Years earlier I had discovered that much of the higher animal kingdom is quite curious about humans that don’t act like humans. I once had a similar experience to my elk chat with a coyote on the American River Parkway in Sacramento.

First I would hide and then he would hide. Finally, out of frustration, the coyote plopped down in the middle of the trail, raised its head, and began howling. I plopped down in the trail as well, raised my head and joined him. We had quite the discussion.

The elk and I continued our game for about 15 minutes when I changed the rules. I sat down in plain sight with my back against the tree. Instead of hiding she stood watching me for several minutes. I could tell the wheels were grinding away in her mind.

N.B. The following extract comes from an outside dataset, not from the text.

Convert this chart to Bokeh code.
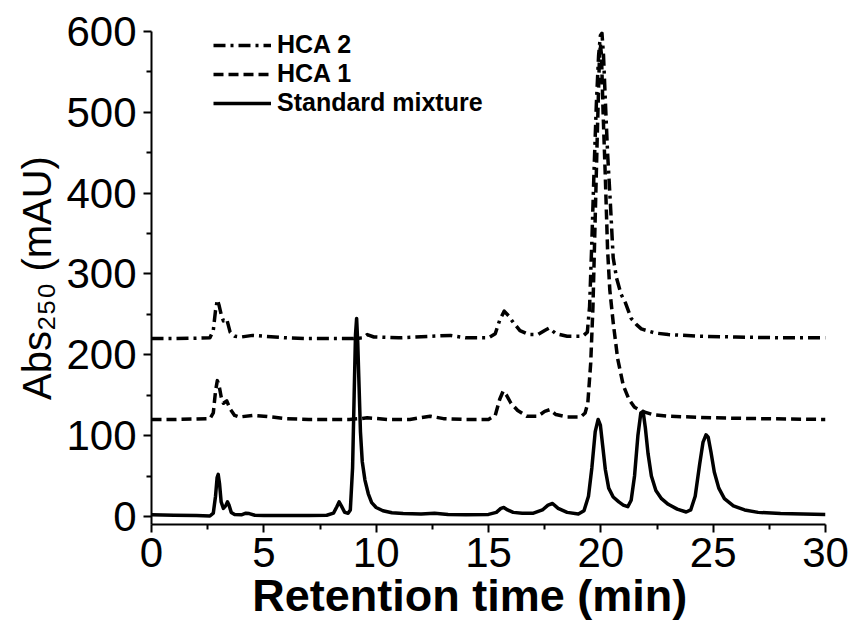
from bokeh.plotting import figure
from bokeh.models import Range1d, Legend, LegendItem, FixedTicker
from bokeh.embed import file_html
from bokeh.resources import INLINE

# ---------------- data ----------------
std_t = [0, 1, 2, 2.6, 2.75, 2.85, 2.92, 2.97, 3.03, 3.1, 3.2, 3.3, 3.38, 3.45, 3.55, 3.7,
         4.0, 4.2, 4.35, 4.6, 5, 6, 7, 7.8, 8.1, 8.25, 8.35, 8.45, 8.6, 8.75, 8.85, 8.95,
         9.02, 9.08, 9.13, 9.18, 9.24, 9.3, 9.38, 9.5, 9.65, 9.8, 10.0, 10.3, 10.7, 11.2,
         12, 12.6, 13.2, 14, 15, 15.35, 15.55, 15.68, 15.85, 16.1, 16.5, 17.0, 17.4, 17.65,
         17.85, 18.1, 18.5, 19.0, 19.25, 19.45, 19.6, 19.75, 19.88, 19.98, 20.08, 20.2,
         20.35, 20.55, 20.8, 21.0, 21.2, 21.35, 21.5, 21.65, 21.78, 21.88, 21.98, 22.1,
         22.25, 22.45, 22.7, 23.0, 23.4, 23.8, 24.0, 24.2, 24.4, 24.55, 24.68, 24.78, 24.9,
         25.05, 25.25, 25.5, 25.9, 26.4, 27, 28, 29, 30]
std_v = [2, 1.5, 1, 0.5, 4, 25, 48, 52, 40, 18, 10, 13, 18, 14, 5, 2.5,
         2, 4, 3.5, 1.5, 1, 1, 1, 1.5, 4, 12, 18, 13, 5, 4, 8, 60,
         150, 225, 245, 215, 160, 105, 68, 45, 28, 17, 11, 7, 4.5, 3.5,
         3, 4, 2.5, 2, 2.5, 5, 10, 11, 8, 5, 4, 4, 8, 14,
         16, 10, 5, 3, 7, 25, 60, 105, 120, 113, 88, 58,
         35, 24, 18, 14, 12, 20, 50, 100, 128, 130, 110, 78,
         50, 32, 22, 15, 9, 5.5, 8, 25, 65, 92, 101, 98, 80,
         55, 35, 22, 13, 8, 5, 3.5, 3, 2.5]

hca1_t = [0, 1, 2, 2.6, 2.75, 2.85, 2.93, 3.0, 3.1, 3.2, 3.35, 3.5, 3.7, 3.9, 4.5, 5.0,
          6, 7, 8, 8.8, 9.3, 9.6, 10.5, 11.5, 12.4, 13, 14, 15, 15.3, 15.5, 15.65, 15.8,
          16.0, 16.3, 16.7, 17.2, 17.5, 17.72, 18.0, 18.5, 19.1, 19.3, 19.42, 19.55, 19.65,
          19.75, 19.85, 19.93, 19.98, 20.03, 20.1, 20.2, 20.3, 20.4, 20.55, 20.75, 21.0,
          21.25, 21.5, 21.85, 22.3, 23, 24, 25, 27, 30]
hca1_v = [120, 120, 120.5, 121, 128, 155, 168, 163, 148, 140, 143, 133, 125, 123, 125, 124,
          121, 120, 120, 120, 121, 122, 120, 120, 124, 121, 120, 120, 125, 145, 155, 150,
          140, 131, 124, 124, 130, 132, 126, 123, 123, 128, 140, 190, 260,
          370, 480, 560, 585, 570, 500, 420, 330, 280, 240, 195, 162,
          145, 135, 130, 126, 124, 123, 122, 121, 120]

hca2_t = [0, 1, 2, 2.6, 2.75, 2.85, 2.93, 3.0, 3.1, 3.2, 3.35, 3.5, 3.7, 4, 4.5, 5, 6, 7,
          8, 9, 9.4, 9.6, 9.9, 11, 12.5, 13.3, 14, 15, 15.3, 15.5, 15.7, 15.9, 16.1, 16.4,
          16.8, 17.2, 17.5, 17.7, 18, 18.5, 19.2, 19.4, 19.5, 19.6, 19.7, 19.8, 19.9, 19.98,
          20.05, 20.12, 20.2, 20.3, 20.42, 20.55, 20.7, 20.9, 21.1, 21.35, 21.6, 21.8,
          22.4, 23, 24.4, 26, 28, 30]
hca2_v = [220, 220, 220.5, 221, 230, 255, 268, 262, 250, 242, 244, 228, 223, 222, 224, 223,
          221, 220, 220, 220, 221, 225, 222, 221, 223, 224, 221, 221, 226, 243, 254, 248,
          240, 230, 225, 225, 230, 233, 226, 223, 223, 228, 260, 340, 430, 510, 570, 595,
          598, 570, 515, 450, 390, 320, 295, 275, 264, 245, 237, 232,
          227, 225, 223, 222, 221, 221]

series_labels = ["HCA 2", "HCA 1", "Standard mixture"]
x_ticks = [0, 5, 10, 15, 20, 25, 30]
x_minor = [2.5, 7.5, 12.5, 17.5, 22.5, 27.5]
y_ticks = [0, 100, 200, 300, 400, 500, 600]
y_minor = [50, 150, 250, 350, 450, 550]

FONT = "Liberation Sans"

p = figure(width=849, height=623, output_backend="svg", toolbar_location=None,
           x_range=Range1d(0, 30), y_range=Range1d(-10, 600),
           min_border_left=151, min_border_right=24, min_border_top=31, min_border_bottom=97)
p.outline_line_color = None
p.background_fill_color = "white"
p.border_fill_color = "white"
p.xgrid.visible = False
p.ygrid.visible = False

r_std = p.line(std_t, std_v, line_color="black", line_width=3.5, line_join="round")
r_h1 = p.line(hca1_t, hca1_v, line_color="black", line_width=3.5, line_dash="10 5",
              line_join="round")
r_h2 = p.line(hca2_t, hca2_v, line_color="black", line_width=3.5, line_dash="12 5 3 5",
              line_join="round")

p.xaxis[0].ticker = FixedTicker(ticks=x_ticks, minor_ticks=x_minor)
p.yaxis[0].ticker = FixedTicker(ticks=y_ticks, minor_ticks=y_minor)

for ax in (p.xaxis[0], p.yaxis[0]):
    ax.axis_line_width = 2
    ax.axis_line_color = "black"
    ax.major_tick_line_width = 2
    ax.major_tick_line_color = "black"
    ax.major_tick_in = 0
    ax.major_tick_out = 8
    ax.minor_tick_line_width = 2
    ax.minor_tick_line_color = "black"
    ax.minor_tick_in = 0
    ax.minor_tick_out = 5
    ax.major_label_text_font = FONT
    ax.major_label_text_font_size = "42px"
    ax.major_label_text_color = "black"
    ax.axis_label_text_font = FONT
    ax.axis_label_text_color = "black"

p.xaxis[0].major_label_standoff = 5
p.yaxis[0].major_label_standoff = 7

p.xaxis[0].axis_label = "Retention time (min)\u00a0\u00a0\u00a0"
p.xaxis[0].axis_label_text_font_size = "45px"
p.xaxis[0].axis_label_text_font_style = "bold"
p.xaxis[0].axis_label_standoff = 0

p.yaxis[0].axis_label = "Abs\u2082\u2085\u2080 (mAU)"
p.yaxis[0].axis_label_text_font_size = "40px"
p.yaxis[0].axis_label_text_font_style = "normal"
p.yaxis[0].axis_label_standoff = 4

legend = Legend(items=[LegendItem(label=series_labels[0], renderers=[r_h2]),
                       LegendItem(label=series_labels[1], renderers=[r_h1]),
                       LegendItem(label=series_labels[2], renderers=[r_std])],
                location=(62, 407))
legend.glyph_width = 58
legend.glyph_height = 28
legend.label_height = 28
legend.label_standoff = 6
legend.spacing = 0
legend.padding = 0
legend.margin = 0
legend.border_line_color = None
legend.background_fill_alpha = 0
legend.label_text_font = FONT
legend.label_text_font_size = "25px"
legend.label_text_font_style = "bold"
legend.label_text_color = "black"
p.add_layout(legend)

open("out.html", "w").write(file_html(p, INLINE))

Suddenly she charged. I didn’t move from my seat but my adrenalin cranked up several notches. She was all of 10 feet away when she slammed on her brakes, lowered her head, stared me in the eye, and woooeeed again.

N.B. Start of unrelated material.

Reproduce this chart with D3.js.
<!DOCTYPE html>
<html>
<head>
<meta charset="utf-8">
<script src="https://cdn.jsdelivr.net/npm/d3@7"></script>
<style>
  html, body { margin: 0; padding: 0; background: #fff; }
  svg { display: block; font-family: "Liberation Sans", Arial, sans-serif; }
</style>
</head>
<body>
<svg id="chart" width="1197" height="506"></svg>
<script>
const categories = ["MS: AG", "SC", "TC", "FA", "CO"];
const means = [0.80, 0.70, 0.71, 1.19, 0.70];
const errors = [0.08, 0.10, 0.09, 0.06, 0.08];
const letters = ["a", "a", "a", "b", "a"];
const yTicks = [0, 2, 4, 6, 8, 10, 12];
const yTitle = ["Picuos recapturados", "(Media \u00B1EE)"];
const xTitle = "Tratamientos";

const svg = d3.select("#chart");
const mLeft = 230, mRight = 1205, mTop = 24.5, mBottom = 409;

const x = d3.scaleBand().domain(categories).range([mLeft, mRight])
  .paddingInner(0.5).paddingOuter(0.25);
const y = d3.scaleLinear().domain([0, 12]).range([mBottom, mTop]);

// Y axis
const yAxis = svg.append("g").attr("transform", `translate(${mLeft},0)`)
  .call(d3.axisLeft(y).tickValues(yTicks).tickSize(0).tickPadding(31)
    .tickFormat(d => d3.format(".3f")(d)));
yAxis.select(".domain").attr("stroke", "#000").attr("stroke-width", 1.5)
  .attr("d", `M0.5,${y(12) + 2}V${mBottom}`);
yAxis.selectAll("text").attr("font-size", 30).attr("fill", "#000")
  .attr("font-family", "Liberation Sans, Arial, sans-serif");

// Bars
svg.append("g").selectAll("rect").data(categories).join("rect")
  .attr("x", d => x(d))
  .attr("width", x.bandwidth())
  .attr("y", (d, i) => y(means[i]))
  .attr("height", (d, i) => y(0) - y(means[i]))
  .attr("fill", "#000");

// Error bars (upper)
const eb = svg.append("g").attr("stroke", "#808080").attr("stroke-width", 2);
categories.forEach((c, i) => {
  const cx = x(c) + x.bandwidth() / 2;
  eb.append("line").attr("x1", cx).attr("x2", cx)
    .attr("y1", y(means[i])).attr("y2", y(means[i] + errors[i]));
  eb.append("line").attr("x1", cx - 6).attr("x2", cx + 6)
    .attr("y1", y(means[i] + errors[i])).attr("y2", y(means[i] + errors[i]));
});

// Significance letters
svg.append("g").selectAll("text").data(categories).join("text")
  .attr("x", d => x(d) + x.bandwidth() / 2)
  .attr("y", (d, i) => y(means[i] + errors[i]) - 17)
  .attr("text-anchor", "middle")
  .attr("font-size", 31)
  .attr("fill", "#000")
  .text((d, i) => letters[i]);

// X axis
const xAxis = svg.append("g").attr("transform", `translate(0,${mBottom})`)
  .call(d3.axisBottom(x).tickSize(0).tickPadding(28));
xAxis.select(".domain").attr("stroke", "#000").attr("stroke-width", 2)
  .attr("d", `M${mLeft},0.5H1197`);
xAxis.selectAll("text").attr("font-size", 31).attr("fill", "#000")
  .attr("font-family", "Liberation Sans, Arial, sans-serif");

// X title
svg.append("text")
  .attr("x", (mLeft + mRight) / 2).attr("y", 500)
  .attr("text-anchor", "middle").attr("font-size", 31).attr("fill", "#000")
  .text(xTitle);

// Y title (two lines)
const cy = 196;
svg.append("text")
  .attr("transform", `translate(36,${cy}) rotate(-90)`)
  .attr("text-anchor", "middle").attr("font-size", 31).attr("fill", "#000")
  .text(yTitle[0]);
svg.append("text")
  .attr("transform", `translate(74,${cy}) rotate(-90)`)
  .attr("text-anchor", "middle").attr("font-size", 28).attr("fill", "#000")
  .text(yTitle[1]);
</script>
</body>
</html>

Half fascinated and half frightened, I didn’t budge. Several hundred pounds of frustrated female were looming over me. I had zero doubt that she could kick the stuffing out of me. She held my gaze, snorted in disgust, shook her head and trotted off.

Whatever conversation we had been having was over. I breathed a sigh of relief and returned to camp. My first chore was to get out my guidebook. Female elks, it noted, can become rather aggressive and dangerous in the spring when they have calves. I’d been both ignorant and lucky.

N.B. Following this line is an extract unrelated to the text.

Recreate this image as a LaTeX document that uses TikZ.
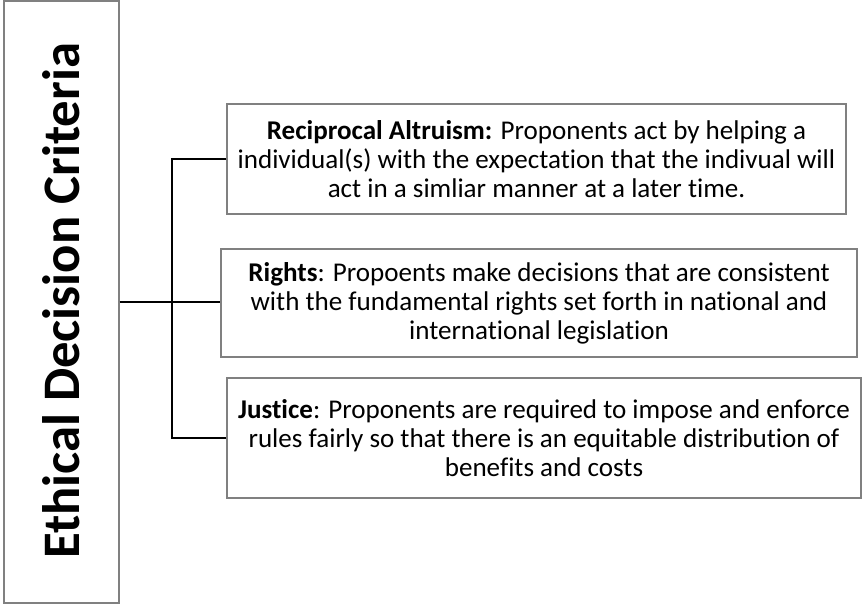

After dinner I went for my evening walk following an animal path that ambled along beside the creek. I heard a snort and looked up. Five elk were standing on the canyon rim staring down at me.

The old girl had recruited some buddies to check out the weird human.  Unfortunately, this time I knew enough to be worried. I was an intruder in their territory, a possible threat to their precious babies.

My worry level turned to panic when all five came charging down the canyon wall. One moose had been scary; now I had a whole damn thundering herd. Running was out of the question. “Think, Curtis,” went dashing through my brain.

The only thing I could dredge up was something I had fantasized I might do if charged by a grizzly bear in the wilds of Alaska. I started jumping up and down, scratching my armpits and screaming ooh, ooh, ooh! It worked for great apes, why not me.

For the second time that day, I heard the screeching of elk brakes. This time there was no standing and staring, however. The herd turned as one and charged back over the canyon rim, disappearing into the night. Somewhat satisfied with myself, I returned to camp and the security of my tent.

I wandered around for another two days, keeping an eye out for UFO’s, steering clear of cow elks and visiting sites where this or that pioneer had been killed by Apaches. The pioneers also did a pretty good job of killing off each other, not to mention the Indians. With my food running low, I finally ceased my wandering ways and hiked back to the National Monument.

I was ready for my next adventure, this time in the Wind River Mountains of Wyoming.